Dataset rows
+ + +

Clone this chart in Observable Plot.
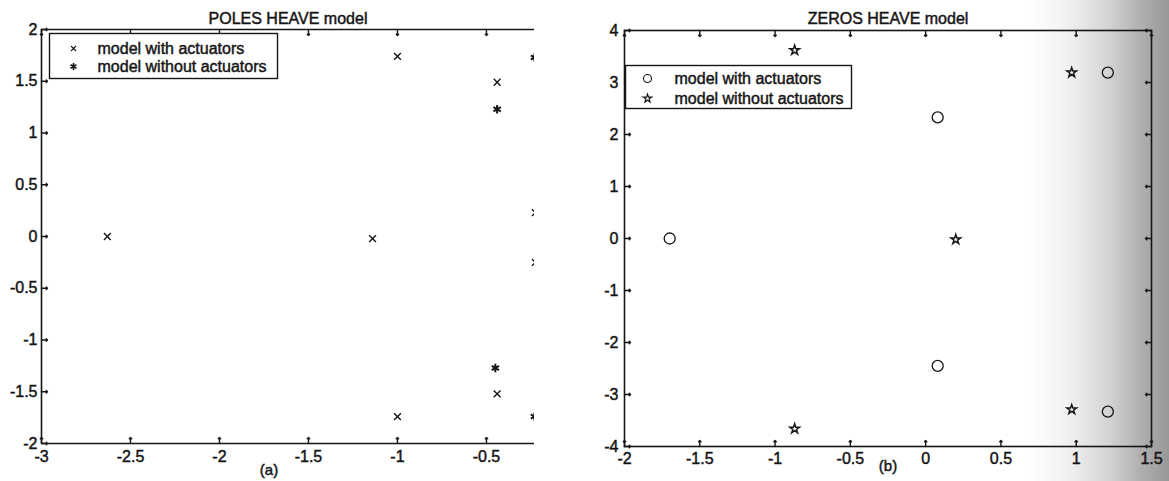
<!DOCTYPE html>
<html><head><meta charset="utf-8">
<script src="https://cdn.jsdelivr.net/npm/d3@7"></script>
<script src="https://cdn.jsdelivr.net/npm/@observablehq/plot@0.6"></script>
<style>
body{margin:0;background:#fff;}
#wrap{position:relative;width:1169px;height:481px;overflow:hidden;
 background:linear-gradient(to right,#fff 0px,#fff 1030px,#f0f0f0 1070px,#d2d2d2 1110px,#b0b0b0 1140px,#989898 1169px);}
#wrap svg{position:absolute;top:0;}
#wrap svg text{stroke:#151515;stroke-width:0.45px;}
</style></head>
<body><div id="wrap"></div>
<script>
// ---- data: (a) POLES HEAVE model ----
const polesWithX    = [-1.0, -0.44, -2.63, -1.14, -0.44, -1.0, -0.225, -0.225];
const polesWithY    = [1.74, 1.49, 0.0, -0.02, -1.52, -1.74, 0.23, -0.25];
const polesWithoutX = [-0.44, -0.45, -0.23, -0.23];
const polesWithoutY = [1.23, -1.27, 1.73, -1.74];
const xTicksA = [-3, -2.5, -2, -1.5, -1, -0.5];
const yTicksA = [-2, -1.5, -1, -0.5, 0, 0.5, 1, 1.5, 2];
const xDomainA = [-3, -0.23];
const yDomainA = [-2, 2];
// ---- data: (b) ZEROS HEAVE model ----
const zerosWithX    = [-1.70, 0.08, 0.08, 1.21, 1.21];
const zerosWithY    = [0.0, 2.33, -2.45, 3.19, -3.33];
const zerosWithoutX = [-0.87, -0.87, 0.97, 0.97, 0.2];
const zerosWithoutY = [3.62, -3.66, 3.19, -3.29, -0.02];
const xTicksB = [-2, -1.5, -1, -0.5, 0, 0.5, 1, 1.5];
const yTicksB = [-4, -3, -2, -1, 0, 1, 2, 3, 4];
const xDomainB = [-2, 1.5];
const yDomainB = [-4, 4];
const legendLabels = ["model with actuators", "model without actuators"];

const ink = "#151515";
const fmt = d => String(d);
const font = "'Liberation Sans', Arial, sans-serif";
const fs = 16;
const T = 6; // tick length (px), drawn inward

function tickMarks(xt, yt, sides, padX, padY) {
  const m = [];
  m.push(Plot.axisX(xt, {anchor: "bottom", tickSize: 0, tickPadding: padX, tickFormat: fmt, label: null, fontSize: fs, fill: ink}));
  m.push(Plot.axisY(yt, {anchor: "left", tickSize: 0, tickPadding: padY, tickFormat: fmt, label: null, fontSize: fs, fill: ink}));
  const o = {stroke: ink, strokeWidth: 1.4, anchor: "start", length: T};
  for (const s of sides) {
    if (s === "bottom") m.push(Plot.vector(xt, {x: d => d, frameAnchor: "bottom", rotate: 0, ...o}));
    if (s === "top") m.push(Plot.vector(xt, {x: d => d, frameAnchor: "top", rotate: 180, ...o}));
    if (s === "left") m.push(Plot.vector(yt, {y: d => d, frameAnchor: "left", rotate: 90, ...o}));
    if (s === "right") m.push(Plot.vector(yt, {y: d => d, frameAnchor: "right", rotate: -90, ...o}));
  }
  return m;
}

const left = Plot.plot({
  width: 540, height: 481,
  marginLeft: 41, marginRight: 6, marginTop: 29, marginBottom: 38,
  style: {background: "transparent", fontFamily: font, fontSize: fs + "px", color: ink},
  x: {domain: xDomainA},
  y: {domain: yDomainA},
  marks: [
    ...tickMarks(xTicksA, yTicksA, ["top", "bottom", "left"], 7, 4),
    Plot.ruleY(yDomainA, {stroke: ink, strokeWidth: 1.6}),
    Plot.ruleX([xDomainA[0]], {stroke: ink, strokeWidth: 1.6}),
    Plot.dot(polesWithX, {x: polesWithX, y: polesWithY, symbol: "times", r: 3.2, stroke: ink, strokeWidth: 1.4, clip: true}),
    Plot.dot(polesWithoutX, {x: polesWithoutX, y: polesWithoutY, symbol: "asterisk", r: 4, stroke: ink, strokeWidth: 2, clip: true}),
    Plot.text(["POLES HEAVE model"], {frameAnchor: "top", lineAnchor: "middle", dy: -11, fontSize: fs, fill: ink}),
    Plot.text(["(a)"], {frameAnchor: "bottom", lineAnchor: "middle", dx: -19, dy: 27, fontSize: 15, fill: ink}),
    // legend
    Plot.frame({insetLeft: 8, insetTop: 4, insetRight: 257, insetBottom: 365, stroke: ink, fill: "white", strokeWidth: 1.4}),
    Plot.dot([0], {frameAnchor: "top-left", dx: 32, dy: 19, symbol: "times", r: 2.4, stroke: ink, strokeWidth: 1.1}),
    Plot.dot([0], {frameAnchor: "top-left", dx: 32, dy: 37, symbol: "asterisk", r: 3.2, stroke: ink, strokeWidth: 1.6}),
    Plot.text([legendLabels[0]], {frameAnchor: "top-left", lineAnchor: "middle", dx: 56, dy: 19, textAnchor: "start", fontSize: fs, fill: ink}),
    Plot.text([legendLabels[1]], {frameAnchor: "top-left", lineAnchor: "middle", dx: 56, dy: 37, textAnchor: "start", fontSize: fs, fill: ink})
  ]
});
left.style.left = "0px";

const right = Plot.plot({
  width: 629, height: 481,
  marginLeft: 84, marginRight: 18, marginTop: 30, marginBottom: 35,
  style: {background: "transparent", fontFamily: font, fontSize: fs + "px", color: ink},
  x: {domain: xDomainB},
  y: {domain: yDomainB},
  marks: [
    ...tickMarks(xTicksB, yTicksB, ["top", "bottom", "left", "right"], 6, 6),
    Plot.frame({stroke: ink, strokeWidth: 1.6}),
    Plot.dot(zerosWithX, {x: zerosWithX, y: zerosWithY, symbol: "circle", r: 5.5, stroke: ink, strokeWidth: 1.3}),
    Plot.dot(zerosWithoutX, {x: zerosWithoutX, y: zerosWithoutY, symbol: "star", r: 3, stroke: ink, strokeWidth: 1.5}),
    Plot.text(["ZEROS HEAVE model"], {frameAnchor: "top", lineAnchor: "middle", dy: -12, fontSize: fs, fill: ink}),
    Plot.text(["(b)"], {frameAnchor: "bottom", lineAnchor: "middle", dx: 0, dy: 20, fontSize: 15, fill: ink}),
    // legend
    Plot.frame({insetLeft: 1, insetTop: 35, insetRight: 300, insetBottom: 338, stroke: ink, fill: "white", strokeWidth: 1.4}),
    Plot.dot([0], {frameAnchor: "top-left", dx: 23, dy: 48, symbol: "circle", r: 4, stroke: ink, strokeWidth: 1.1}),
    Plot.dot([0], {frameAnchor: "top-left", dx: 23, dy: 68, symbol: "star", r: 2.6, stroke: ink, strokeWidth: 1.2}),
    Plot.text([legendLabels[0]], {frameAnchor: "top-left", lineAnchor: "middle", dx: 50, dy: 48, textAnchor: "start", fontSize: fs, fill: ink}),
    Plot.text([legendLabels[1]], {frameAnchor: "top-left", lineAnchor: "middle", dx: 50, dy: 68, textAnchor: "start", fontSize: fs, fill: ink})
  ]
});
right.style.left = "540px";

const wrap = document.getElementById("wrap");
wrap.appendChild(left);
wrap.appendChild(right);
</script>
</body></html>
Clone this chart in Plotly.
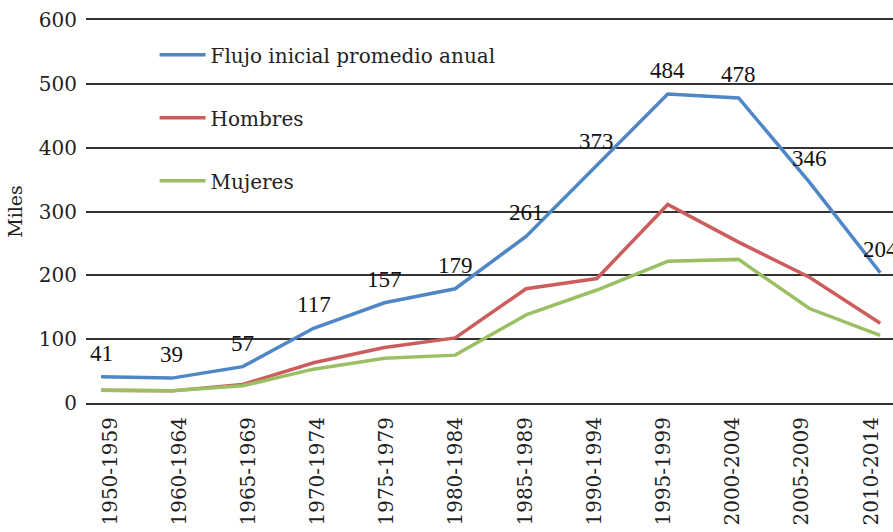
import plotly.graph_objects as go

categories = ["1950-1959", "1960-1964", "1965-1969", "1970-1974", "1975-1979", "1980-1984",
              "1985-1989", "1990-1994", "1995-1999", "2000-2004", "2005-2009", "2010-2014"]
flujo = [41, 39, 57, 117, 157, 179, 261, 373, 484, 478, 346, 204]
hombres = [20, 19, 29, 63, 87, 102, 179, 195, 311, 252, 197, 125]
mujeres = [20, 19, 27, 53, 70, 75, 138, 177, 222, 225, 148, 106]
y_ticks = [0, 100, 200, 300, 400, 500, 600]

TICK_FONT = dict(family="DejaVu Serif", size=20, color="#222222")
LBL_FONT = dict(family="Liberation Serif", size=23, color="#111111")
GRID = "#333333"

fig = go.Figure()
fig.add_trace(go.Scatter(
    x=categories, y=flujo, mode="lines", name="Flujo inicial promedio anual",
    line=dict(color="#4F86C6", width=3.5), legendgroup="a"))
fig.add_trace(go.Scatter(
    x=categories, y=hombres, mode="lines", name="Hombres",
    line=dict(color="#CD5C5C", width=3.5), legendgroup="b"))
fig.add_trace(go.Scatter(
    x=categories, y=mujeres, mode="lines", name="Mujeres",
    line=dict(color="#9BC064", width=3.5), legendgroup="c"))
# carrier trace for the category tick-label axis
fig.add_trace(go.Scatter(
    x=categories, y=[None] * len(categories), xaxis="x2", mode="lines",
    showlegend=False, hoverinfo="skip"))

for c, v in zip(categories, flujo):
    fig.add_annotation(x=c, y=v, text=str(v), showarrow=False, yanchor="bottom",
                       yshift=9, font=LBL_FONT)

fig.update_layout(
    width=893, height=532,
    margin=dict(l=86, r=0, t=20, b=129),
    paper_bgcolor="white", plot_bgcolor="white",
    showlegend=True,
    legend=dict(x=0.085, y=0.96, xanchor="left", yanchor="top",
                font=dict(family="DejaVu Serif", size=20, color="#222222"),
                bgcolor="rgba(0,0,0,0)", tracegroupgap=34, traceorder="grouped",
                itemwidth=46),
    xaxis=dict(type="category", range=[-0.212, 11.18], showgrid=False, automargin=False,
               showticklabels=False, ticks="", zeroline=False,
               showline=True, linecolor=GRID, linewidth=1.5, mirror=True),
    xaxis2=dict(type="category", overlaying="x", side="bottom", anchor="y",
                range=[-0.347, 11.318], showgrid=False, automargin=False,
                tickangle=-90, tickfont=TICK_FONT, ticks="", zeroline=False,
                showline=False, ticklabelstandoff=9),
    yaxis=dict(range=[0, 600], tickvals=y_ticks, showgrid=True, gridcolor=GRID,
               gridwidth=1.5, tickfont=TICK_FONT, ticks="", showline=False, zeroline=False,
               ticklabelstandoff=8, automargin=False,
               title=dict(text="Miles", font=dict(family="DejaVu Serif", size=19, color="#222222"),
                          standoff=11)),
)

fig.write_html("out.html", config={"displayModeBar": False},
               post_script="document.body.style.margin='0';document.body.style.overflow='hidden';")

+ + +

## JOB
Gather all lines with the string "Clone" from the data.

## EXERCISE RESULT
Clone this chart in Observable Plot.
Clone this chart in Plotly.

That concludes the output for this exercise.